__DATA LINES__.
________________

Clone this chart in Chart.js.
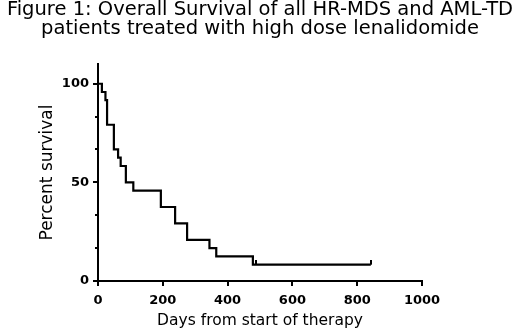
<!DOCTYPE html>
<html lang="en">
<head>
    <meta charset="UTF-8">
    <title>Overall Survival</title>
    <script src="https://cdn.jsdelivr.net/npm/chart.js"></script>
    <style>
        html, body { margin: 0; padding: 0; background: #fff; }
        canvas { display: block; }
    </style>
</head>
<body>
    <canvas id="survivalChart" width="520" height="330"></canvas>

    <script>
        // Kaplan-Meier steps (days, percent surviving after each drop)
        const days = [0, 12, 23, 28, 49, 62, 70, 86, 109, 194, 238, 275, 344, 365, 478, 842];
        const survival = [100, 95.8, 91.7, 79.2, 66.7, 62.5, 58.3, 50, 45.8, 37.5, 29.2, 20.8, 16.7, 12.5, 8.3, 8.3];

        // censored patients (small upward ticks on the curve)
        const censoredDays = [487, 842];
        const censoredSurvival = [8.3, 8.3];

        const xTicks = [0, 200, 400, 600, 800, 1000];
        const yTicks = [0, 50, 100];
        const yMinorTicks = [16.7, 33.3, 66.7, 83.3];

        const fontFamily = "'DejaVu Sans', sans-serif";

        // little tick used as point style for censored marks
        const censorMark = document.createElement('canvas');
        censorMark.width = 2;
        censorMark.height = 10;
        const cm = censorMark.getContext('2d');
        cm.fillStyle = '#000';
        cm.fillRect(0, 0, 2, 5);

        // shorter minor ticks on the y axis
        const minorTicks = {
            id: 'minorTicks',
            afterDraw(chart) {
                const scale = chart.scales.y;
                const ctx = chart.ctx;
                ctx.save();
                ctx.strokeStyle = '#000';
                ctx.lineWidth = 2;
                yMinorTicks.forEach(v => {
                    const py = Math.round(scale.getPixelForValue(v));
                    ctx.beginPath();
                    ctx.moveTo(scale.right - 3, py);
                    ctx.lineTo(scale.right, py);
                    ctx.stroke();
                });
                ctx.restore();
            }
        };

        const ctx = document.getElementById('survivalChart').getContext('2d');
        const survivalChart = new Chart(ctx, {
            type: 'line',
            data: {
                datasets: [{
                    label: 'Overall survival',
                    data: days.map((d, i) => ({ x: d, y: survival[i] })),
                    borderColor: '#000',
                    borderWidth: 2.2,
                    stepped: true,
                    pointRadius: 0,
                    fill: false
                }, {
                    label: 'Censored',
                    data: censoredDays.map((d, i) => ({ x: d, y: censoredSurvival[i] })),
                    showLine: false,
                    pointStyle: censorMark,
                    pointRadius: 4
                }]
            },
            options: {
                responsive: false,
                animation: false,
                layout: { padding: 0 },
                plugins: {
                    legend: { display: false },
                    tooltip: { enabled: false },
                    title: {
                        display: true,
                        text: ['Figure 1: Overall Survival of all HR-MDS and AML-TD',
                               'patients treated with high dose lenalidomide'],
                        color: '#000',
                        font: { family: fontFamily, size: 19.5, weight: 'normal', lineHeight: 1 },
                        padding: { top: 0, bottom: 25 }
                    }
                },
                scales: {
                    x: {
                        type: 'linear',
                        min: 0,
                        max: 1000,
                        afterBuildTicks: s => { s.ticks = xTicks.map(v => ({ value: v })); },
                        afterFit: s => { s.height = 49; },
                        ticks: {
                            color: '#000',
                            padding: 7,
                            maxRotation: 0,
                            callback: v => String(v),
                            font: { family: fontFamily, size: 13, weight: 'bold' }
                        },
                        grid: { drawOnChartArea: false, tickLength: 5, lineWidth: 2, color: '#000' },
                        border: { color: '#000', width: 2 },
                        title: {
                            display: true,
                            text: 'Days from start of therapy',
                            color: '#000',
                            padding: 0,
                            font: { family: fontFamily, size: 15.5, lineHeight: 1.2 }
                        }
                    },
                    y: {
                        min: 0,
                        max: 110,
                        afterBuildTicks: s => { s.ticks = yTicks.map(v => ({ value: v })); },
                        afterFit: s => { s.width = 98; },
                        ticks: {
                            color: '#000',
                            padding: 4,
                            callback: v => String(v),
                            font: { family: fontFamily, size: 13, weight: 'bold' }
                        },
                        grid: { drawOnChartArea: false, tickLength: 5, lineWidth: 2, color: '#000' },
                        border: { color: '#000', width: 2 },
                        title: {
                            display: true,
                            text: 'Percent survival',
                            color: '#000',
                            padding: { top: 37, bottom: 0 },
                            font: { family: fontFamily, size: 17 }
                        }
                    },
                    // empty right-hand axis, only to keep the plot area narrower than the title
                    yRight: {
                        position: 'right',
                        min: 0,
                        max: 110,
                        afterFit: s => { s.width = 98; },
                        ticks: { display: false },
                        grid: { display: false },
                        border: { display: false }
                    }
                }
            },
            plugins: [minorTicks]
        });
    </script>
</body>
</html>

________________

__AIM__. Each line of the material must be retyped exactly, except that images are omitted.

__PROBLEM SOLUTION__.
Clone this chart in Chart.js.
<!DOCTYPE html>
<html lang="en">
<head>
    <meta charset="UTF-8">
    <title>Overall Survival</title>
    <script src="https://cdn.jsdelivr.net/npm/chart.js"></script>
    <style>
        html, body { margin: 0; padding: 0; background: #fff; }
        canvas { display: block; }
    </style>
</head>
<body>
    <canvas id="survivalChart" width="520" height="330"></canvas>

    <script>
        // Kaplan-Meier steps (days, percent surviving after each drop)
        const days = [0, 12, 23, 28, 49, 62, 70, 86, 109, 194, 238, 275, 344, 365, 478, 842];
        const survival = [100, 95.8, 91.7, 79.2, 66.7, 62.5, 58.3, 50, 45.8, 37.5, 29.2, 20.8, 16.7, 12.5, 8.3, 8.3];

        // censored patients (small upward ticks on the curve)
        const censoredDays = [487, 842];
        const censoredSurvival = [8.3, 8.3];

        const xTicks = [0, 200, 400, 600, 800, 1000];
        const yTicks = [0, 50, 100];
        const yMinorTicks = [16.7, 33.3, 66.7, 83.3];

        const fontFamily = "'DejaVu Sans', sans-serif";

        // little tick used as point style for censored marks
        const censorMark = document.createElement('canvas');
        censorMark.width = 2;
        censorMark.height = 10;
        const cm = censorMark.getContext('2d');
        cm.fillStyle = '#000';
        cm.fillRect(0, 0, 2, 5);

        // shorter minor ticks on the y axis
        const minorTicks = {
            id: 'minorTicks',
            afterDraw(chart) {
                const scale = chart.scales.y;
                const ctx = chart.ctx;
                ctx.save();
                ctx.strokeStyle = '#000';
                ctx.lineWidth = 2;
                yMinorTicks.forEach(v => {
                    const py = Math.round(scale.getPixelForValue(v));
                    ctx.beginPath();
                    ctx.moveTo(scale.right - 3, py);
                    ctx.lineTo(scale.right, py);
                    ctx.stroke();
                });
                ctx.restore();
            }
        };

        const ctx = document.getElementById('survivalChart').getContext('2d');
        const survivalChart = new Chart(ctx, {
            type: 'line',
            data: {
                datasets: [{
                    label: 'Overall survival',
                    data: days.map((d, i) => ({ x: d, y: survival[i] })),
                    borderColor: '#000',
                    borderWidth: 2.2,
                    stepped: true,
                    pointRadius: 0,
                    fill: false
                }, {
                    label: 'Censored',
                    data: censoredDays.map((d, i) => ({ x: d, y: censoredSurvival[i] })),
                    showLine: false,
                    pointStyle: censorMark,
                    pointRadius: 4
                }]
            },
            options: {
                responsive: false,
                animation: false,
                layout: { padding: 0 },
                plugins: {
                    legend: { display: false },
                    tooltip: { enabled: false },
                    title: {
                        display: true,
                        text: ['Figure 1: Overall Survival of all HR-MDS and AML-TD',
                               'patients treated with high dose lenalidomide'],
                        color: '#000',
                        font: { family: fontFamily, size: 19.5, weight: 'normal', lineHeight: 1 },
                        padding: { top: 0, bottom: 25 }
                    }
                },
                scales: {
                    x: {
                        type: 'linear',
                        min: 0,
                        max: 1000,
                        afterBuildTicks: s => { s.ticks = xTicks.map(v => ({ value: v })); },
                        afterFit: s => { s.height = 49; },
                        ticks: {
                            color: '#000',
                            padding: 7,
                            maxRotation: 0,
                            callback: v => String(v),
                            font: { family: fontFamily, size: 13, weight: 'bold' }
                        },
                        grid: { drawOnChartArea: false, tickLength: 5, lineWidth: 2, color: '#000' },
                        border: { color: '#000', width: 2 },
                        title: {
                            display: true,
                            text: 'Days from start of therapy',
                            color: '#000',
                            padding: 0,
                            font: { family: fontFamily, size: 15.5, lineHeight: 1.2 }
                        }
                    },
                    y: {
                        min: 0,
                        max: 110,
                        afterBuildTicks: s => { s.ticks = yTicks.map(v => ({ value: v })); },
                        afterFit: s => { s.width = 98; },
                        ticks: {
                            color: '#000',
                            padding: 4,
                            callback: v => String(v),
                            font: { family: fontFamily, size: 13, weight: 'bold' }
                        },
                        grid: { drawOnChartArea: false, tickLength: 5, lineWidth: 2, color: '#000' },
                        border: { color: '#000', width: 2 },
                        title: {
                            display: true,
                            text: 'Percent survival',
                            color: '#000',
                            padding: { top: 37, bottom: 0 },
                            font: { family: fontFamily, size: 17 }
                        }
                    },
                    // empty right-hand axis, only to keep the plot area narrower than the title
                    yRight: {
                        position: 'right',
                        min: 0,
                        max: 110,
                        afterFit: s => { s.width = 98; },
                        ticks: { display: false },
                        grid: { display: false },
                        border: { display: false }
                    }
                }
            },
            plugins: [minorTicks]
        });
    </script>
</body>
</html>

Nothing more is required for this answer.